Add stripes so it looks like a poncho; and a center seam instead of lace holes; and cut and sew set in sleeves, and a drawstring where the ribbing is.

And you know what else? A cowl collar.

You found a classic style. I tried a google image search and failed to find anything that encapsulates the true horror of that era's clothing.


----------



## kirsten11 (Feb 6, 2013)

Thank guys, thats exactly what im after! now that i know what to google, here is a pic of what im thinking of. Maybe just a rolled edge....


----------



## 30Knitter (Apr 9, 2012)

There is a technique for knitting on the bias using a knit leader or radar. It was in an old Western machine knitting guide (machine knitters source). I'll look out the article for you.


----------



## kirsten11 (Feb 6, 2013)

30Knitter said:


> There is a technique for knitting on the bias using a knit leader or radar. It was in an old Western machine knitting guide (machine knitters source). I'll look out the article for you.

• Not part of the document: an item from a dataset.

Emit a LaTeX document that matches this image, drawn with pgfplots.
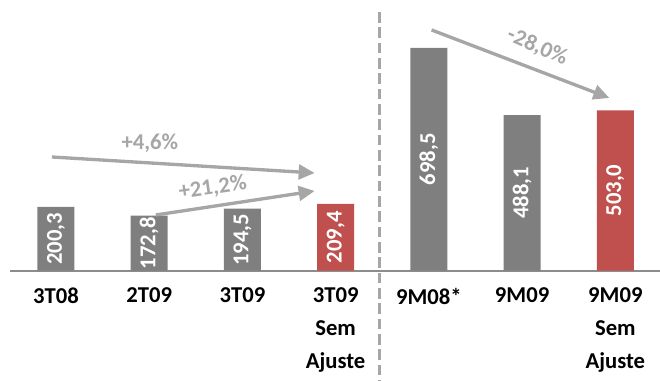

thank you, That would be great!


----------



## mtnmama67 (Dec 16, 2011)

30Knitter said:


> There is a technique for knitting on the bias using a knit leader or radar. It was in an old Western machine knitting guide (machine knitters source). I'll look out the article for you.


Hope you can find this article!Aren't these back issues wonderful for rresourcing? I'll try looking in mine also..but where to start?? VBG!!

Havve back issues of News N Views also..worth their weight in gold!! I'll keep looking there also!

Sandra


----------